Analyst · Zelman & Associates. Please proceed with your question

Thanks Adam.

Operator

Operator

Thank you. Our last question is from Stephen Kim with Evercore ISI. Please proceed with your question.

Stephen Kim

Analyst · Evercore ISI. Please proceed with your question

Thanks very much. Appreciate the opportunity to ask a question here. You made a comment, which I thought was pretty striking, Dave. I believe you mentioned that you were incorporating a 6.5% to 6.75% mortgage rate assumption. But I think you said that if mortgage rates came in 50 basis points lower than that. I assume you mean for the full year that it would add only about 50 basis points to your overall sales. Could you -- first of all, did I hear that right? Because that seems very low. I assume it probably scales dramatically if, let's say, rates are 100 basis points lower or something like that. But can you just give us a little more color around the analytics because I think you said your team sort of ran some numbers and stuff, that would be very helpful.

David Barry

Analyst · Evercore ISI. Please proceed with your question

Yes, happy to, Steve. So looking at the data that we have that we use to create the market forecast the team sensitized rate environment relative to our demand going back over time. And that's what we're seeing. We didn't change our assumptions around outside the U.S. demand. So that could be a piece of it. So that remains down in China, high-single digits in Canada, is a bit worse than the U.S. But the math that they ran just as a, I think, a model for us and a guide would be, yes, 50 basis points in rate would be 50 basis points of incremental growth. I think probably where the model could use some refinement is more -- the R&R data is more murky. We're definitely more correlated to rates, new construction than our data. So maybe there's outside growth coming from R&R that we're not picking up. That correlation is harder to see based directly just on rate.

Stephen Kim

Analyst · Evercore ISI. Please proceed with your question

Got you. Okay. Well, we'll probably take the over on that, but that's fine. The second question, just to clarify, your guidance points, I assume they exclude any impact from an extra week because I was under the impression that you might have an extra week in 2024. Just wanted to clarify that and then also, the D&A ran a little bit hotter than we expected this quarter.

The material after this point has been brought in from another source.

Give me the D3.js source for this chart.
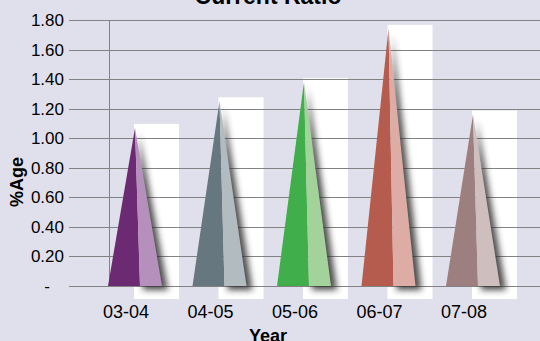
<!DOCTYPE html>
<html>
<head>
<meta charset="utf-8">
<script src="https://cdn.jsdelivr.net/npm/d3@7"></script>
<style>
  html, body { margin: 0; padding: 0; background: #e0e0ec; }
  svg { display: block; }
  text { font-family: "Liberation Sans", Arial, sans-serif; fill: #000; }
</style>
</head>
<body>
<svg id="chart" width="540" height="341"></svg>
<script>
// Current ratio by financial year
const years = ["03-04", "04-05", "05-06", "06-07", "07-08"];
const ratios = [1.07, 1.25, 1.38, 1.74, 1.16];
const yTicks = [0, 0.2, 0.4, 0.6, 0.8, 1.0, 1.2, 1.4, 1.6, 1.8];
const darkFaces = ["#6b2a71", "#66777f", "#3fae4b", "#b65c4e", "#9e7f80"];
const lightFaces = ["#b690bd", "#b1bbc0", "#a4d29b", "#dcaca5", "#cfbebe"];

const W = 540, H = 341;
const svg = d3.select("#chart");

const y = d3.scaleLinear().domain([0, 1.8]).range([286, 20]);
const x = d3.scalePoint().domain(years).range([135, 473]);

const defs = svg.append("defs");
defs.append("filter").attr("id", "soft")
  .attr("x", "-50%").attr("y", "-20%").attr("width", "200%").attr("height", "140%")
  .append("feGaussianBlur").attr("stdDeviation", 3);

// white panels behind each pyramid
svg.append("g").selectAll("rect").data(years).join("rect")
  .attr("x", d => x(d) - 1)
  .attr("y", (d, i) => y(ratios[i]) - 4)
  .attr("width", 45)
  .attr("height", (d, i) => 299 - (y(ratios[i]) - 4))
  .attr("fill", "#ffffff");

// gridlines
svg.append("g").selectAll("line").data(yTicks).join("line")
  .attr("x1", 69).attr("x2", W)
  .attr("y1", d => Math.round(y(d)) + 0.5).attr("y2", d => Math.round(y(d)) + 0.5)
  .attr("stroke", "#828282").attr("stroke-width", 1);

// vertical axis line
svg.append("line")
  .attr("x1", 109.5).attr("x2", 109.5)
  .attr("y1", y(1.8)).attr("y2", y(0))
  .attr("stroke", "#828282");

// y tick labels
svg.append("g").selectAll("text").data(yTicks).join("text")
  .attr("x", 64).attr("y", d => y(d) + 6)
  .attr("text-anchor", "end")
  .style("font-size", "17px")
  .style("white-space", "pre")
  .text(d => d === 0 ? "-   " : d3.format(".2f")(d));

// pyramids: shadow, dark face, light face
const base = y(0);
const g = svg.append("g");
years.forEach((yr, i) => {
  const cx = x(yr), top = y(ratios[i]);
  g.append("path")
    .attr("d", `M${cx + 4},${top + 6} L${cx + 33},${base + 4} L${cx + 8},${base + 4} Z`)
    .attr("fill", "#2e2e2e").attr("opacity", 0.85)
    .attr("filter", "url(#soft)");
  g.append("path")
    .attr("d", `M${cx},${top} L${cx + 5},${base} L${cx - 27},${base} Z`)
    .attr("fill", darkFaces[i]);
  g.append("path")
    .attr("d", `M${cx},${top} L${cx + 27},${base} L${cx + 5},${base} Z`)
    .attr("fill", lightFaces[i]);
});

// x category labels
svg.append("g").selectAll("text").data(years).join("text")
  .attr("x", d => x(d) - 9).attr("y", 318)
  .attr("text-anchor", "middle")
  .style("font-size", "18px")
  .text(d => d);

// titles
svg.append("text").attr("x", 268).attr("y", 4)
  .attr("text-anchor", "middle")
  .style("font-size", "23px").style("font-weight", "bold")
  .text("Current Ratio");
svg.append("text").attr("x", 268).attr("y", 342)
  .attr("text-anchor", "middle")
  .style("font-size", "18px").style("font-weight", "bold")
  .text("Year");
svg.append("text")
  .attr("transform", "translate(23,182) rotate(-90)")
  .attr("text-anchor", "middle")
  .style("font-size", "18px").style("font-weight", "bold")
  .text("%Age");
</script>
</body>
</html>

Can you give us a sense for what kind of a good run rate would be for D&A?

David Barry

Analyst · Evercore ISI. Please proceed with your question

Yes. No extra fiscal week. We're tired of talking about that. So happy not to have one in 2024. And then I'd say for D&A, running close to $30 million.

Stephen Kim

Analyst · Evercore ISI. Please proceed with your question

Per quarter, you mean, obviously?

David Barry

Analyst · Evercore ISI. Please proceed with your question

Yes, per quarter. Yes.

Stephen Kim

Analyst · Evercore ISI. Please proceed with your question

Got you. All right, great. Thanks so much guys.

David Barry

Analyst · Evercore ISI. Please proceed with your question

Yeah, okay.

Operator

Operator

Thank you for joining today's conference call. You may now disconnect.